A supremely discomfiting piece of literary journalism of the effects of the Tokyo subway gas attacks, all the more disturbing on account of its subdued voice, from Japanese novelist Murakami (Sputnik Sweetheart, p. 75, etc.).
Recreated here, through 60 powerfully observed interviews, are the deadly Tokyo subway attacks of March 20, 1995, that were launched by the religious cult Aum Shinrikyo. All the debacle’s surreal and horrific qualities rush to the fore, though Murakami keeps the tone under control. By keeping the atmosphere immediate, the author allows the irreducible humanity of each person to emerge. There are people who were immediately involved in the gas attack and they speak of the pains in their chest, how their breathing seemed to simply stop and foam poured from their mouths, how blindness overcame them. There is still an enormous amount of shock touching their lives, and tremendous anger: “What am I supposed to do with all this rage?” fumes one survivor. Then there is what Murakami calls the “double violence” of a number of souls. Sarin, the gas deployed, is some 26 times more deadly than cyanide and it leaves as many psychological scars as it does physical ailments in the survivors.

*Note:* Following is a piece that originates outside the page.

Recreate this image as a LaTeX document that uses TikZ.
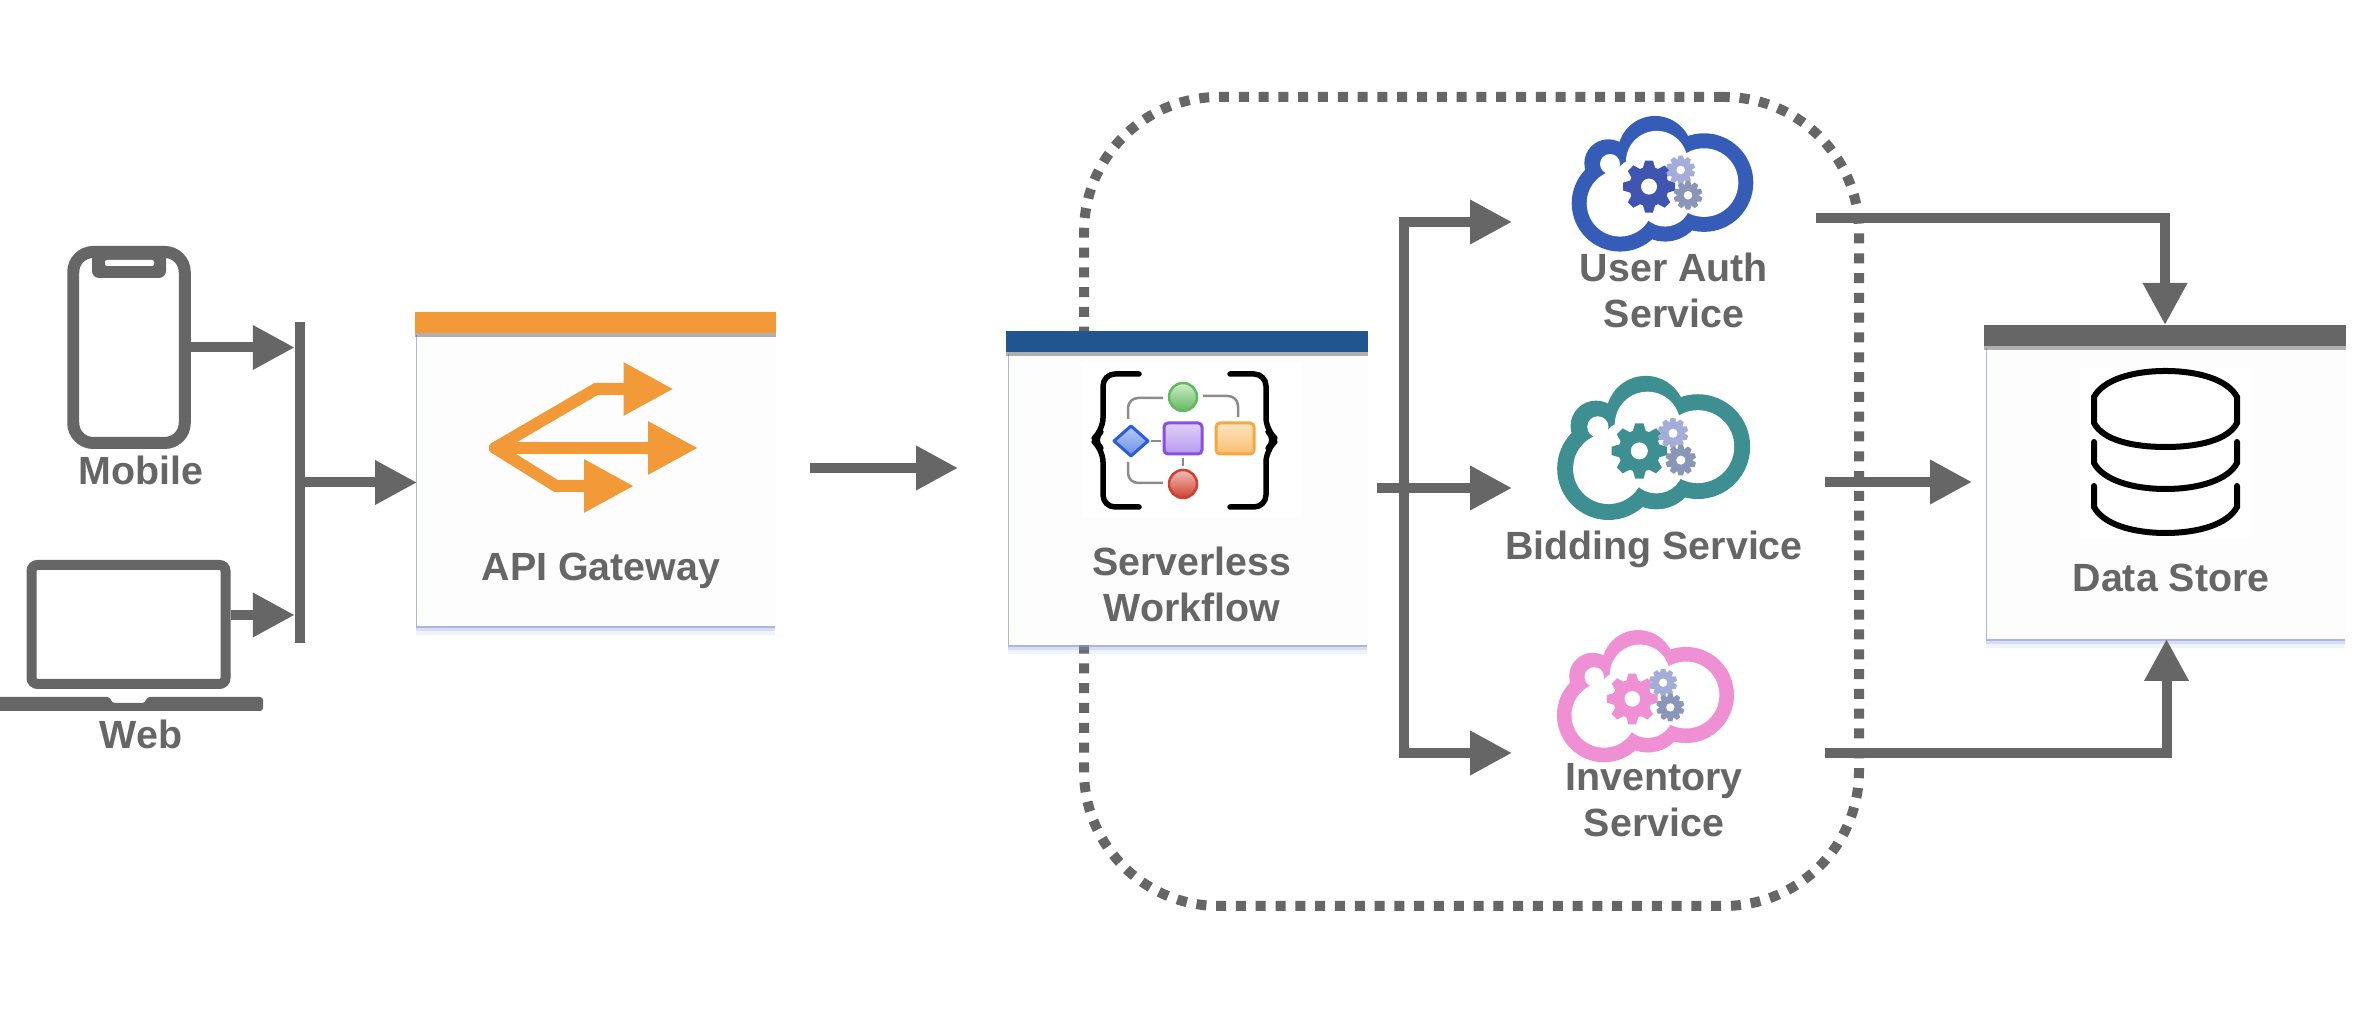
\documentclass[tikz,border=0pt]{standalone}
\usepackage{fontspec}
\setmainfont{Liberation Sans}
\usetikzlibrary{arrows.meta, shadows}

\definecolor{flowgray}{HTML}{666666}
\definecolor{apiorange}{HTML}{F29A38}
\definecolor{flowblue}{HTML}{205590}
\definecolor{cardfill}{HTML}{FDFDFD}
\definecolor{cardedge}{HTML}{8E9CD8}
\definecolor{authblue}{HTML}{355DB8}
\definecolor{authgear}{HTML}{3F55B0}
\definecolor{bidteal}{HTML}{3E8F92}
\definecolor{invpink}{HTML}{F090D4}
\definecolor{gearlight}{HTML}{A4ADD8}
\definecolor{geardark}{HTML}{8A96B8}

\newcommand{\cloudgear}[6]{% x, y, outer radius, hole radius, colour, tooth step
	\fill[#5] (#1,#2) circle[radius=0.76*#3];
	\foreach \a in {0,#6,...,359} {
		\fill[#5, shift={(#1,#2)}, rotate=\a] (-0.24*#3,0.7*#3) -- (-0.15*#3,#3) -- (0.15*#3,#3) -- (0.24*#3,0.7*#3) -- cycle;
	}
	\fill[white] (#1,#2) circle[radius=#4];
}

\tikzset{
	pics/cloud icon/.style 2 args={code={
		% Lobes of the cloud, then the inside cut out in white
		\fill[#1] (-0.40,-0.20) circle[radius=0.483] (0.44,0.007) circle[radius=0.493] (-0.05,0.30) circle[radius=0.373] (-0.517,0.20) circle[radius=0.24] (0.05,-0.20) circle[radius=0.383];
		\fill[white] (-0.40,-0.20) circle[radius=0.333] (0.44,0.007) circle[radius=0.343] (-0.033,0.217) circle[radius=0.307] (-0.50,0.193) circle[radius=0.10] (-0.267,0.067) circle[radius=0.167] (0.05,-0.173) circle[radius=0.26] (0,0) circle[radius=0.333];
		% Gears
		\cloudgear{-0.11}{-0.033}{0.26}{0.08}{#2}{45}
		\cloudgear{0.207}{0.133}{0.143}{0.043}{gearlight}{36}
		\cloudgear{0.28}{-0.12}{0.143}{0.043}{geardark}{36}
	}}
}

\begin{document}
\begin{tikzpicture}[
		flow/.style={flowgray, line width=0.1cm, -{Triangle[length=0.42cm, width=0.42cm]}},
		api arrow/.style={apiorange, line width=0.12cm, line cap=round, -{Triangle[length=0.5cm, width=0.5cm]}},
		card/.style={fill=cardfill, inner sep=0pt, outer sep=0pt, minimum width=#1, minimum height=2.93cm,
			drop shadow={shadow xshift=-0.015cm, shadow yshift=-0.09cm, fill=cardedge, opacity=0.12},
			drop shadow={shadow xshift=-0.015cm, shadow yshift=-0.05cm, fill=cardedge, opacity=0.25},
			drop shadow={shadow xshift=-0.015cm, shadow yshift=-0.02cm, fill=cardedge, opacity=0.6}},
		card bar/.style={fill=#1, inner sep=0pt, outer sep=0pt, minimum height=0.21cm,
			drop shadow={shadow xshift=0cm, shadow yshift=-0.04cm, fill=black, opacity=0.3}},
		device/.style={draw=flowgray, inner sep=0pt},
		box text/.style={text=flowgray, anchor=base, align=center, font=\bfseries\fontsize{11.2}{13.1}\selectfont},
		icon link/.style={black!45, line width=0.025cm, rounded corners=0.1cm},
		brace line/.style={black, line width=0.055cm, line cap=round, line join=round, rounded corners=0.12cm},
		db line/.style={black, line width=0.06cm, line cap=round}
		]
		\useasboundingbox (0,0) rectangle (23.76,10.2);
		
		% =========================================================
		% Dotted region around workflow and services
		% =========================================================
		\node[draw=flowgray, line width=0.1cm, dash pattern=on 0.1cm off 0.098cm, rounded corners=1.35cm, inner sep=0pt, minimum width=7.75cm, minimum height=8.09cm] (region) at (14.715,5.185) {};
		
		% =========================================================
		% Clients
		% =========================================================
		\node[device, line width=0.12cm, rounded corners=0.2cm, minimum width=1.115cm, minimum height=1.91cm] (mobile) at (1.29,6.725) {};
		\fill[flowgray, rounded corners=0.07cm] (0.92,7.72) -- (0.92,7.42) -- (1.66,7.42) -- (1.66,7.72) -- cycle;
		\fill[white, rounded corners=0.02cm] (1.05,7.60) rectangle (1.54,7.54);
		\node[box text] (mobile label) at (1.41,5.35) {Mobile};
		
		\node[device, line width=0.1cm, rounded corners=0.06cm, minimum width=1.94cm, minimum height=1.19cm] (web) at (1.285,3.955) {};
		\fill[flowgray, rounded corners=0.03cm] (-0.1,3.23) -- (1.10,3.23) -- (1.12,3.17) -- (1.45,3.17) -- (1.47,3.23) -- (2.63,3.23) -- (2.63,3.09) -- (-0.1,3.09) -- cycle;
		\node[box text] (web label) at (1.41,2.71) {Web};
		
		\node[fill=flowgray, inner sep=0pt, outer sep=0pt, minimum width=0.105cm, minimum height=3.21cm] (bus) at (3.00,5.375) {};
		
		% =========================================================
		% API Gateway
		% =========================================================
		\node[card=3.59cm] (gateway) at (5.965,5.405) {};
		\node[card bar=apiorange, minimum width=3.61cm] (gateway bar) at (5.955,6.975) {};
		\draw[api arrow] (4.95,5.72) -- (5.96,6.31) -- (6.735,6.31);
		\draw[api arrow] (4.95,5.72) -- (6.98,5.72);
		\draw[api arrow] (4.95,5.72) -- (5.56,5.34) -- (6.34,5.34);
		\node[box text] (gateway label) at (6.01,4.39) {API Gateway};
		
		% =========================================================
		% Serverless Workflow
		% =========================================================
		\node[card=3.59cm] (workflow) at (11.885,5.215) {};
		\node[card bar=flowblue, minimum width=3.62cm] (workflow bar) at (11.87,6.785) {};
		\fill[white] (10.82,5.03) rectangle (13.01,6.58);
		
		% Braces
		\draw[brace line] (11.39,6.46) -- (11.03,6.46) -- (11.03,5.90) -- (10.92,5.80) -- (11.03,5.70) -- (11.03,5.13) -- (11.39,5.13);
		\draw[brace line] (12.30,6.46) -- (12.66,6.46) -- (12.66,5.90) -- (12.77,5.80) -- (12.66,5.70) -- (12.66,5.13) -- (12.30,5.13);
		
		% Flowchart links and shapes
		\draw[icon link] (11.28,6.01) |- (11.63,6.22);
		\draw[icon link] (12.03,6.24) -| (12.38,6.03);
		\draw[icon link] (11.28,5.58) |- (11.63,5.37);
		\draw[icon link] (11.51,5.79) -- (11.61,5.79);
		\draw[icon link] (11.83,5.62) -- (11.83,5.54);
		\draw[draw={rgb,255:red,96;green,184;blue,96}, line width=0.025cm, top color={rgb,255:red,207;green,239;blue,200}, bottom color={rgb,255:red,96;green,184;blue,96}] (11.83,6.23) circle[radius=0.14];
		\draw[draw={rgb,255:red,208;green,64;blue,48}, line width=0.025cm, top color={rgb,255:red,240;green,192;blue,184}, bottom color={rgb,255:red,208;green,64;blue,48}] (11.83,5.36) circle[radius=0.14];
		\draw[draw={rgb,255:red,44;green,92;blue,224}, line width=0.03cm, line join=round, top color={rgb,255:red,184;green,204;blue,245}, bottom color={rgb,255:red,106;green,144;blue,232}] (11.14,5.79) -- (11.31,5.94) -- (11.48,5.79) -- (11.31,5.64) -- cycle;
		\draw[draw={rgb,255:red,138;green,79;blue,224}, line width=0.03cm, rounded corners=0.04cm, top color={rgb,255:red,224;green,208;blue,248}, bottom color={rgb,255:red,184;green,154;blue,240}] (11.64,5.66) rectangle (12.02,5.97);
		\draw[draw={rgb,255:red,245;green,167;blue,66}, line width=0.03cm, rounded corners=0.04cm, top color={rgb,255:red,252;green,229;blue,192}, bottom color={rgb,255:red,249;green,190;blue,112}] (12.16,5.66) rectangle (12.54,5.97);
		\node[box text] (workflow label) at (11.92,3.98) {Serverless\\Workflow};
		
		% =========================================================
		% Services
		% =========================================================
		\pic at (16.60,8.367) {cloud icon={authblue}{authgear}};
		\node[box text] (auth label) at (16.74,6.92) {User Auth\\Service};
		
		\pic[scale=1.063] at (16.51,5.726) {cloud icon={bidteal}{bidteal}};
		\node[box text] (bid label) at (16.54,4.60) {Bidding Service};
		
		\pic[scale=0.975] at (16.43,3.243) {cloud icon={invpink}{invpink}};
		\node[box text] (inv label) at (16.54,1.83) {Inventory\\Service};
		
		% =========================================================
		% Data Store
		% =========================================================
		\node[card=3.59cm] (store) at (21.665,5.275) {};
		\node[card bar=flowgray, minimum width=3.62cm] (store bar) at (21.65,6.845) {};
		\fill[white] (20.81,4.82) rectangle (22.50,6.52);
		\draw[db line] (20.94,6.23) .. controls (21.03,6.40) and (21.32,6.49) .. (21.655,6.49) .. controls (21.99,6.49) and (22.28,6.40) .. (22.37,6.23) -- (22.37,5.97) .. controls (22.28,5.80) and (21.99,5.73) .. (21.655,5.73) .. controls (21.32,5.73) and (21.03,5.80) .. (20.94,5.97) -- cycle;
		\foreach \s in {0,0.44} {
			\draw[db line, yshift=-\s cm] (20.94,5.78) -- (20.94,5.57) .. controls (21.03,5.40) and (21.32,5.31) .. (21.655,5.31) .. controls (21.99,5.31) and (22.28,5.40) .. (22.37,5.57) -- (22.37,5.78);
		}
		\node[box text] (store label) at (21.71,4.28) {Data Store};
		
		% =========================================================
		% Connectors
		% =========================================================
		\coordinate (gateway out) at (8.10,5.52);
		\coordinate (workflow in) at (9.58,5.52);
		\coordinate (workflow out) at (13.77,5.32);
		\coordinate (fork) at (14.04,5.32);
		\coordinate (auth in) at (15.12,7.98);
		\coordinate (bid in) at (15.12,5.32);
		\coordinate (inv in) at (15.12,2.67);
		\coordinate (auth out) at (18.16,8.02);
		\coordinate (bid out) at (18.25,5.38);
		\coordinate (inv out) at (18.25,2.67);
		\coordinate (store in) at (19.72,5.38);
		
		\draw[flow] (mobile.east) -- (mobile.east -| bus.west);
		\draw[flow] ([yshift=0.095cm]web.east) -- ([yshift=0.095cm]web.east -| bus.west);
		\draw[flow] (bus.east) -- (bus.east -| gateway.west);
		\draw[flow] (gateway out) -- (workflow in);
		\draw[flow] (workflow out) -- (bid in);
		\draw[flow] (fork) |- (auth in);
		\draw[flow] (fork) |- (inv in);
		\draw[flow] (auth out) -| (store bar.north);
		\draw[flow] (bid out) -- (store in);
		\draw[flow] (inv out) -| (store.south);
		
	\end{tikzpicture}
\end{document}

These mental scars have resulted in some victims losing their jobs. An enthralling section gives Murakami a chance to dig around in why he had felt dread when confronted with Aum members before the attack, and how their members (former and current Aum members are also interviewed) might well harbor “doubts about the inhumane, utilitarian grist mill of capitalism and the social system in which their own essence and efforts—even their own reasons for being—would be fruitlessly ground down.”
A rattling chronicle of violence and terror.